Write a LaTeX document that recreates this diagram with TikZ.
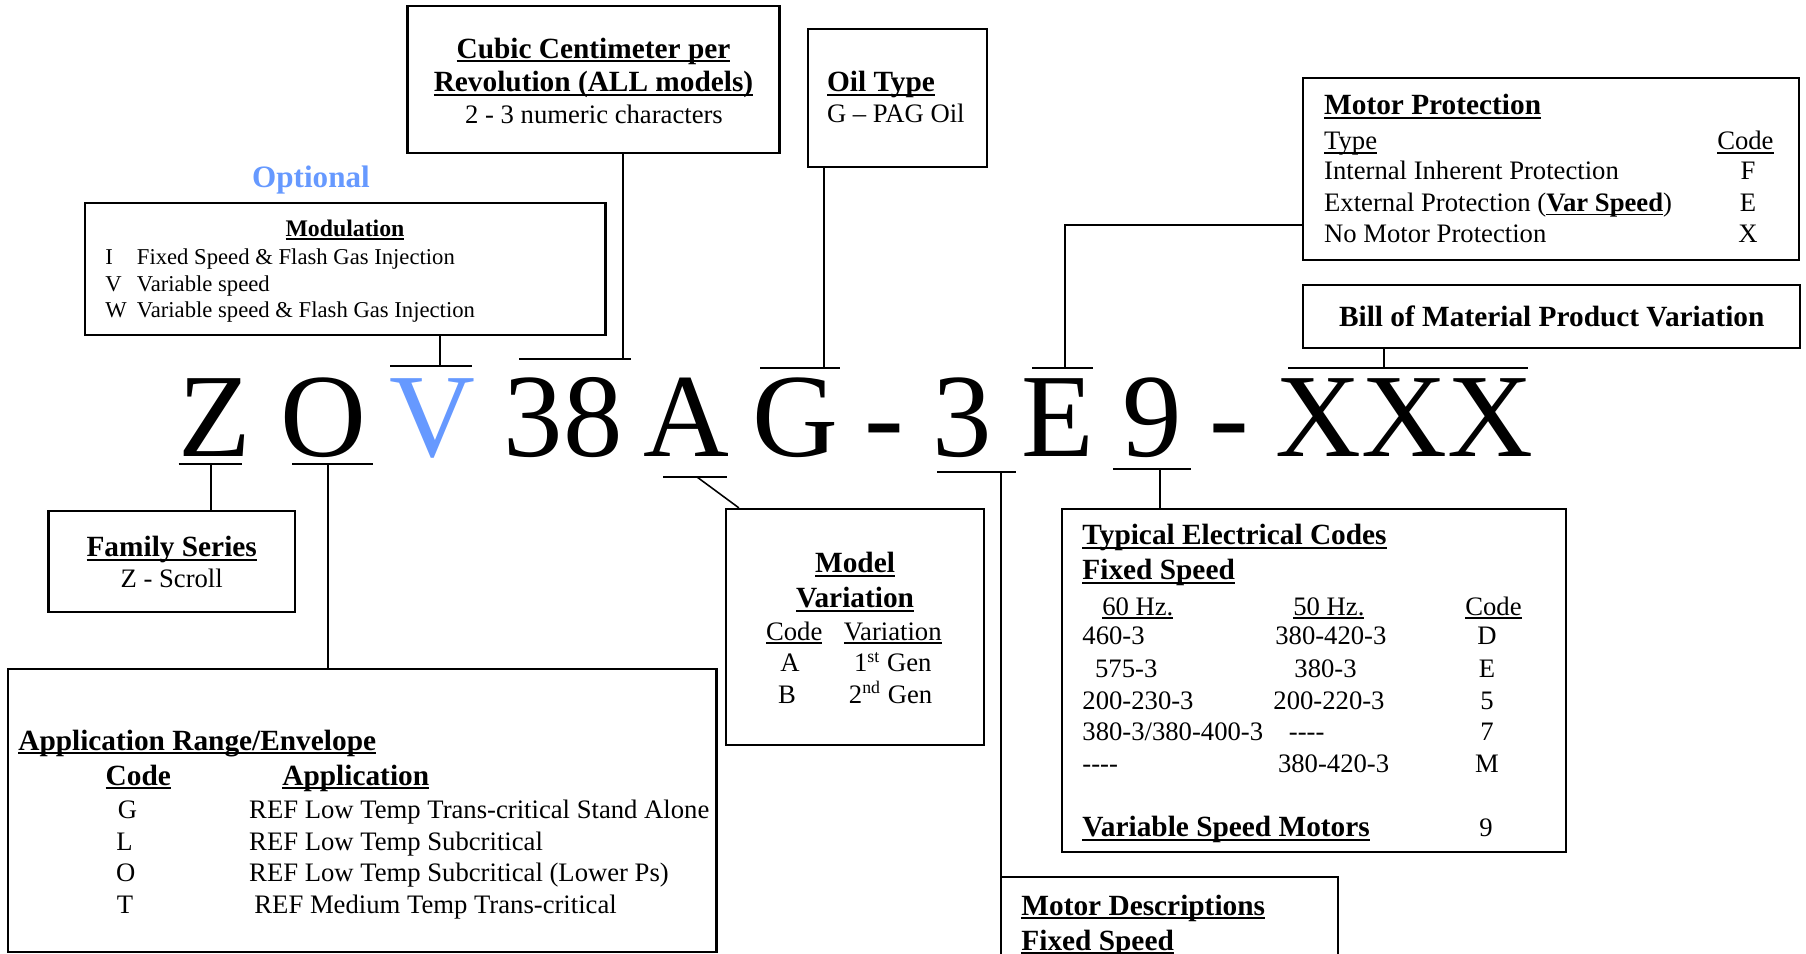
\documentclass[tikz,border=0pt]{standalone}
\usepackage{fontspec}
\setmainfont{Liberation Serif}
\usepackage{xcolor}
\usetikzlibrary{fit}
\definecolor{optblue}{HTML}{6699FF}
\newsavebox{\ulbox}
\newcommand{\ulx}[1]{\sbox{\ulbox}{#1}\rlap{\rule[-0.14em]{\wd\ulbox}{0.065em}}\usebox{\ulbox}}
\newcommand{\hdfont}{\fontsize{13.2}{15}\selectfont\bfseries}
\newcommand{\txfont}{\fontsize{12}{14}\selectfont}
\newcommand{\smfont}{\fontsize{10.2}{12}\selectfont}
\newcommand{\bigfont}{\fontsize{53.5}{60}\selectfont}
\newcommand{\nodash}{-\kern0pt-\kern0pt-\kern0pt-}

\begin{document}
\begin{tikzpicture}[x=0.45pt, y=-0.45pt,
    box/.style={draw, line width=1pt, inner sep=0pt},
    head/.style={font=\hdfont, inner sep=0pt, anchor=base west},
    headc/.style={head, anchor=base},
    txt/.style={font=\txfont, inner sep=0pt, anchor=base west},
    txtc/.style={txt, anchor=base},
    small/.style={font=\smfont, inner sep=0pt, anchor=base west},
    letter/.style={font=\bigfont, inner sep=0pt, anchor=base},
    bar/.style={line width=1.2pt},
    link/.style={line width=0.7pt}]
  \clip (0,0) rectangle (1806,954);

  % boxes
  \node[box, fit={(407.5,6) (779.5,153)}] (cubic) {};
  \node[box, fit={(808,29) (987,167)}] (oil) {};
  \node[box, fit={(85,203) (605.5,335)}] (modul) {};
  \node[box, fit={(1303,78) (1799,260)}] (motprot) {};
  \node[box, fit={(1303,285) (1800,348)}] (bom) {};
  \node[box, fit={(48.5,511) (295,612)}] (family) {};
  \node[box, fit={(726,509) (984,745)}] (model) {};
  \node[box, fit={(1062,509) (1566,852)}] (elec) {};
  \node[box, fit={(7.7,669) (716.5,952)}] (appl) {};
  \node[box, fit={(1001,877) (1338,1020)}] (motdesc) {};

  % model number
  \foreach \ch/\xx/\nm in {Z/215/cZ, O/323.5/cO, 38/563/cN, A/686.5/cA, G/795.5/cG,
      -/884/cDa, 3/962/cT, E/1058/cE, 9/1152/cNine, -/1229.5/cDb, XXX/1404.5/cX}
    \node[letter] (\nm) at (\xx,457) {\ch};
  \node[letter, text=optblue] (cV) at (432.5,457) {V};

  % bars over and under the letters
  \draw[bar] (178.6,464) -- (242,464);
  \draw[bar] (292,464) -- (373,464);
  \draw[bar] (390,366) -- (472,366);
  \draw[bar] (519,359) -- (631,359);
  \draw[bar] (760,368) -- (840,368);
  \draw[bar] (663,477) -- (727,477);
  \draw[bar] (937,472) -- (1016,472);
  \draw[bar] (1032,368) -- (1093,368);
  \draw[bar] (1288,368) -- (1528,368);
  \draw[bar] (1113,469) -- (1191,469);
  \coordinate (zTap) at (211,464);
  \coordinate (oTap) at (328,464);
  \coordinate (vTap) at (440,366);
  \coordinate (nTap) at (623,359);
  \coordinate (gTap) at (824,368);
  \coordinate (aTap) at (697,477);
  \coordinate (tTap) at (1001,472);
  \coordinate (eTap) at (1065,368);
  \coordinate (xTap) at (1384,368);
  \coordinate (nineTap) at (1160,469);

  % connectors
  \draw[link] (zTap) -- (zTap |- family.north);
  \draw[link] (oTap) -- (oTap |- appl.north);
  \draw[link] (vTap) -- (vTap |- modul.south);
  \draw[link] (nTap) -- (nTap |- cubic.south);
  \draw[link] (gTap) -- (gTap |- oil.south);
  \draw[link] (aTap) -- ([xshift=6.3pt]model.north west);
  \draw[link] (tTap) -- (tTap |- motdesc.north);
  \draw[link] ([yshift=16.2pt]motprot.south west) -| (eTap);
  \draw[link] (xTap) -- (xTap |- bom.south);
  \draw[link] (nineTap) -- (nineTap |- elec.north);

  % cubic centimeter
  \node[headc] (cubA) at (593.5,58.3) {\ulx{Cubic Centimeter per}};
  \node[headc] (cubB) at (593.5,91.7) {\ulx{Revolution (ALL models)}};
  \node[txtc] (cubC) at (594,124) {2 - 3 numeric characters};

  % oil type
  \node[head] (oilA) at (826.6,91.7) {\ulx{Oil Type}};
  \node[txt] (oilB) at (826.6,123) {G – PAG Oil};

  % modulation
  \node[font=\fontsize{14}{16}\selectfont\bfseries, text=optblue, inner sep=0pt, anchor=base] (opt) at (311,188) {Optional};
  \node[font=\fontsize{10.7}{12}\selectfont\bfseries, inner sep=0pt, anchor=base] (modA) at (345,236.7) {\ulx{Modulation}};
  \foreach \yy/\cd/\tx [count=\r] in {265/I/Fixed Speed \& Flash Gas Injection,
      291.7/V/Variable speed, 318/W/Variable speed \& Flash Gas Injection} {
    \node[small] (modc\r) at (105,\yy) {\cd};
    \node[small] (modt\r) at (136.5,\yy) {\tx};
  }

  % motor protection
  \node[head] (mpA) at (1323.7,115) {\ulx{Motor Protection}};
  \node[txt] (mpB) at (1323.7,150) {\ulx{Type}};
  \node[txt, anchor=base east] (mpC) at (1774,150) {\ulx{Code}};
  \foreach \yy/\tx/\cd [count=\r] in {180/Internal Inherent Protection/F,
      211.7/External Protection (\ulx{\textbf{Var Speed}})/E, 243/No Motor Protection/X} {
    \node[txt] (mpt\r) at (1323.7,\yy) {\tx};
    \node[txtc] (mpc\r) at (1748,\yy) {\cd};
  }

  % bill of material
  \node[headc] (bomA) at (1551.7,326.7) {Bill of Material Product Variation};

  % family series
  \node[headc] (famA) at (171.7,556.7) {\ulx{Family Series}};
  \node[txtc] (famB) at (171.7,588) {Z - Scroll};

  % model variation
  \node[headc] (mvA) at (855,573) {\ulx{Model}};
  \node[headc] (mvB) at (855,608) {\ulx{Variation}};
  \node[txt] (mvC) at (765.6,640) {\ulx{Code}};
  \node[txt] (mvD) at (843.4,640) {\ulx{Variation}};
  \node[txtc] (mvE) at (790,671.7) {A};
  \node[txt] (mvF) at (853.6,671.7) {1\textsuperscript{st} Gen};
  \node[txtc] (mvG) at (787,703.3) {B};
  \node[txt] (mvH) at (848.5,703.3) {2\textsuperscript{nd} Gen};

  % electrical codes
  \node[head] (elA) at (1082,545) {\ulx{Typical Electrical Codes}};
  \node[head] (elB) at (1082,580) {\ulx{Fixed Speed}};
  \node[txt] (elC) at (1101.8,615) {\ulx{60 Hz.}};
  \node[txt] (elD) at (1292.9,615) {\ulx{50 Hz.}};
  \node[txt] (elE) at (1464.9,615) {\ulx{Code}};
  \foreach \yy/\xa/\ta/\xb/\tb/\cd [count=\r] in {645/1082/460-3/1274.9/380-420-3/D,
      677.3/1094.7/575-3/1294/380-3/E, 709/1082/200-230-3/1273/200-220-3/5,
      740.7/1082/{380-3/380-400-3}/1288.5/\nodash/7, 772.7/1082/\nodash/1277.6/380-420-3/M} {
    \node[txt] (ela\r) at (\xa,\yy) {\ta};
    \node[txt] (elb\r) at (\xb,\yy) {\tb};
    \node[txtc] (elc\r) at (1487,\yy) {\cd};
  }
  \node[head] (elF) at (1082,836.7) {\ulx{Variable Speed Motors}};
  \node[txtc] (elG) at (1486,836.7) {9};

  % application range
  \node[head] (apA) at (17.9,750) {\ulx{Application Range/Envelope}};
  \node[head] (apB) at (105.3,785) {\ulx{Code}};
  \node[head] (apC) at (282,785) {\ulx{Application}};
  \foreach \yy/\xc/\cd/\xt/\tx [count=\r] in {818.3/127.6/G/248.8/REF Low Temp Trans-critical Stand Alone,
      850/124.5/L/248.8/REF Low Temp Subcritical, 881.7/125.7/O/248.8/REF Low Temp Subcritical (Lower Ps),
      913.3/125/T/254/REF Medium Temp Trans-critical} {
    \node[txtc] (apc\r) at (\xc,\yy) {\cd};
    \node[txt] (apt\r) at (\xt,\yy) {\tx};
  }

  % motor descriptions
  \node[head] (mdA) at (1021,915) {\ulx{Motor Descriptions}};
  \node[head] (mdB) at (1021,950) {\ulx{Fixed Speed}};
\end{tikzpicture}
\end{document}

**WORK REQUIRED**
Starting at the first line of the material, output exactly the lines up to and including the one with "(0,0) rectangle (1806,954);". Do not include the pictures.

**TASK RESPONSE**
Write a LaTeX document that recreates this diagram with TikZ.
\documentclass[tikz,border=0pt]{standalone}
\usepackage{fontspec}
\setmainfont{Liberation Serif}
\usepackage{xcolor}
\usetikzlibrary{fit}
\definecolor{optblue}{HTML}{6699FF}
\newsavebox{\ulbox}
\newcommand{\ulx}[1]{\sbox{\ulbox}{#1}\rlap{\rule[-0.14em]{\wd\ulbox}{0.065em}}\usebox{\ulbox}}
\newcommand{\hdfont}{\fontsize{13.2}{15}\selectfont\bfseries}
\newcommand{\txfont}{\fontsize{12}{14}\selectfont}
\newcommand{\smfont}{\fontsize{10.2}{12}\selectfont}
\newcommand{\bigfont}{\fontsize{53.5}{60}\selectfont}
\newcommand{\nodash}{-\kern0pt-\kern0pt-\kern0pt-}

\begin{document}
\begin{tikzpicture}[x=0.45pt, y=-0.45pt,
    box/.style={draw, line width=1pt, inner sep=0pt},
    head/.style={font=\hdfont, inner sep=0pt, anchor=base west},
    headc/.style={head, anchor=base},
    txt/.style={font=\txfont, inner sep=0pt, anchor=base west},
    txtc/.style={txt, anchor=base},
    small/.style={font=\smfont, inner sep=0pt, anchor=base west},
    letter/.style={font=\bigfont, inner sep=0pt, anchor=base},
    bar/.style={line width=1.2pt},
    link/.style={line width=0.7pt}]
  \clip (0,0) rectangle (1806,954);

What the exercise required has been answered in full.